以下がクラウド部門のノミネート製品となる。
■PRONEWS AWARD 2023 アクセサリー部門 ファイナリスト
- ソニー「Creators’ Cloud」個人向けサービス開始
- Dropbox「Dropbox Replay」サービス正式スタート
- アドビ「Frame.io」IBCでメジャーアップデート公開
- ソニー 法人向け「Creators’ Cloud」各種サービスをアップデート
- TOMODY「WRIDGE LIVE」フリートライアル版サービス開始
- ATOMOS「ATOMOS Cloud Studio」サービス開始。各種CtoCに対応したセットアップポータル
- Alteon「Alteon.io」クラウドベースのプラットフォーム
はたして何が受賞するのか…?いよいよ発表!
PRONEWS AWARD 2023 クラウド部門 ゴールド賞
アドビ「Frame.io」
撮影とポストプロダクションに驚くべき進歩を実現したアドビ「Frame.io」をゴールド賞とした。

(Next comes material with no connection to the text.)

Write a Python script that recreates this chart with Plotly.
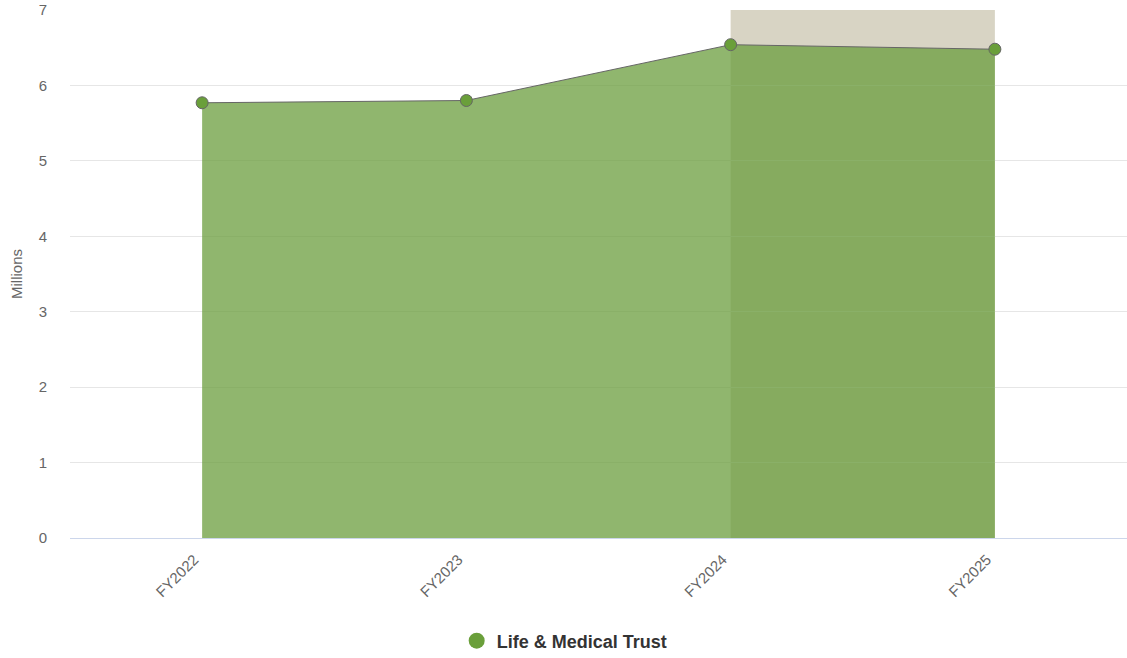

ついこの間までCamera to Cloudやコラボレーションワークフローは夢でまだまだ実験的のようなものと思っていたら、アドビのFrame.ioが現実してくれた。高額なハードウェアを必要せずに現場にいなくてもあらゆる場所から撮影に参加できたり、手軽に編集の修正指示を出せるのは驚くべきことだ。コラボレーションとストレージのサービスは他社にあってもCamera to Cloud機能はFrame.ioだけだ。頭一つ抜き出ている点に関して異論はないだろう。
PRONEWS AWARD 2023 クラウド部門 シルバー賞
Dropbox Replay
2021年のベータ版は終了して、待望の正式版のリリーススタート。説明をしなくても直感的に操作できてコメントを残せるツールだ。わかりやすいインターフェイスやコストの点でシルバー賞とした。
共有をしたいといった場合は、Dropboxアカウントを持っていない人とも共有は可能。人数制限もないので、大規模なプロダクションにも使用できるのもポイントだ。サポートソフトもPremiere Pro、After Effects、Final Cut、DaVinci Resolve、LumaFusionと幅広く対応。Frame.ioと双璧を成す動画プロジェクト管理ツールと言って良いだろう。